*TASK TO COMPLETE:*
Give back the whole listing exactly as shown.

*GIVEN DATA:*

* * * * * * * * *

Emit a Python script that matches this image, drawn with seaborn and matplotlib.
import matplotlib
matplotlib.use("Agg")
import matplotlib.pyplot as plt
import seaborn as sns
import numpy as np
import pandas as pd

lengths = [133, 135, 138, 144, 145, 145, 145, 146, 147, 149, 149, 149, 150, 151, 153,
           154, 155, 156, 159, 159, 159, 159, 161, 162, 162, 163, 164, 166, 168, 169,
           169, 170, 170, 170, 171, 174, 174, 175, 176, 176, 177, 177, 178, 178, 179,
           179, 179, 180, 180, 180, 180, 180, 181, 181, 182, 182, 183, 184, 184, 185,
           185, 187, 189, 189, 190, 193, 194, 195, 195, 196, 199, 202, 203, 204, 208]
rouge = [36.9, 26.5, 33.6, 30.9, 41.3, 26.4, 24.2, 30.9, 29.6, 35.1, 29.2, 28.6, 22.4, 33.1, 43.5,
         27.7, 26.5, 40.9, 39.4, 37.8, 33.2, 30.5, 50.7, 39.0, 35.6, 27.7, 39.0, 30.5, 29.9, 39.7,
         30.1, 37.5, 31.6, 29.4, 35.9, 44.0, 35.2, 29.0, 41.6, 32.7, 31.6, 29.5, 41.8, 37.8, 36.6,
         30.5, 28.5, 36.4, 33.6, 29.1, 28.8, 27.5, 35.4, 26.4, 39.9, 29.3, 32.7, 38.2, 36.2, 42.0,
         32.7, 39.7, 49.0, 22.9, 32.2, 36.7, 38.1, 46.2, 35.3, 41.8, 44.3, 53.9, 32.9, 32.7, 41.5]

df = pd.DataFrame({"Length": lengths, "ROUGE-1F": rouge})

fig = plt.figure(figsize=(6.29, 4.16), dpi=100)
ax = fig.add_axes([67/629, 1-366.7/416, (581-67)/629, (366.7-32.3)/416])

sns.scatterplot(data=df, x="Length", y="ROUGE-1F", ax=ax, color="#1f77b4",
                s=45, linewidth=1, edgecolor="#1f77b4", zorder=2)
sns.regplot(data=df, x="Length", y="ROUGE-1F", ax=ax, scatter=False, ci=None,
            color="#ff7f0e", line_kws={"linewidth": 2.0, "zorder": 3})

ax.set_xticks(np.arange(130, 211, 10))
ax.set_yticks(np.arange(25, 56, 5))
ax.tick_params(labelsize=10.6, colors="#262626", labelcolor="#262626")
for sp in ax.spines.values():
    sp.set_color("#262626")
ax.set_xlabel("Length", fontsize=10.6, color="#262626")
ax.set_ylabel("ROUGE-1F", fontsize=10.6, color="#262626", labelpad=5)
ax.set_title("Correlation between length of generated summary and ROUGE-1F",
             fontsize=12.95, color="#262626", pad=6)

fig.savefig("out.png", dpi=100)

* * * * * * * * *

*RESULT OF THE TASK:*
Emit a Python script that matches this image, drawn with seaborn and matplotlib.
import matplotlib
matplotlib.use("Agg")
import matplotlib.pyplot as plt
import seaborn as sns
import numpy as np
import pandas as pd

lengths = [133, 135, 138, 144, 145, 145, 145, 146, 147, 149, 149, 149, 150, 151, 153,
           154, 155, 156, 159, 159, 159, 159, 161, 162, 162, 163, 164, 166, 168, 169,
           169, 170, 170, 170, 171, 174, 174, 175, 176, 176, 177, 177, 178, 178, 179,
           179, 179, 180, 180, 180, 180, 180, 181, 181, 182, 182, 183, 184, 184, 185,
           185, 187, 189, 189, 190, 193, 194, 195, 195, 196, 199, 202, 203, 204, 208]
rouge = [36.9, 26.5, 33.6, 30.9, 41.3, 26.4, 24.2, 30.9, 29.6, 35.1, 29.2, 28.6, 22.4, 33.1, 43.5,
         27.7, 26.5, 40.9, 39.4, 37.8, 33.2, 30.5, 50.7, 39.0, 35.6, 27.7, 39.0, 30.5, 29.9, 39.7,
         30.1, 37.5, 31.6, 29.4, 35.9, 44.0, 35.2, 29.0, 41.6, 32.7, 31.6, 29.5, 41.8, 37.8, 36.6,
         30.5, 28.5, 36.4, 33.6, 29.1, 28.8, 27.5, 35.4, 26.4, 39.9, 29.3, 32.7, 38.2, 36.2, 42.0,
         32.7, 39.7, 49.0, 22.9, 32.2, 36.7, 38.1, 46.2, 35.3, 41.8, 44.3, 53.9, 32.9, 32.7, 41.5]

df = pd.DataFrame({"Length": lengths, "ROUGE-1F": rouge})

fig = plt.figure(figsize=(6.29, 4.16), dpi=100)
ax = fig.add_axes([67/629, 1-366.7/416, (581-67)/629, (366.7-32.3)/416])

sns.scatterplot(data=df, x="Length", y="ROUGE-1F", ax=ax, color="#1f77b4",
                s=45, linewidth=1, edgecolor="#1f77b4", zorder=2)
sns.regplot(data=df, x="Length", y="ROUGE-1F", ax=ax, scatter=False, ci=None,
            color="#ff7f0e", line_kws={"linewidth": 2.0, "zorder": 3})

ax.set_xticks(np.arange(130, 211, 10))
ax.set_yticks(np.arange(25, 56, 5))
ax.tick_params(labelsize=10.6, colors="#262626", labelcolor="#262626")
for sp in ax.spines.values():
    sp.set_color("#262626")
ax.set_xlabel("Length", fontsize=10.6, color="#262626")
ax.set_ylabel("ROUGE-1F", fontsize=10.6, color="#262626", labelpad=5)
ax.set_title("Correlation between length of generated summary and ROUGE-1F",
             fontsize=12.95, color="#262626", pad=6)

fig.savefig("out.png", dpi=100)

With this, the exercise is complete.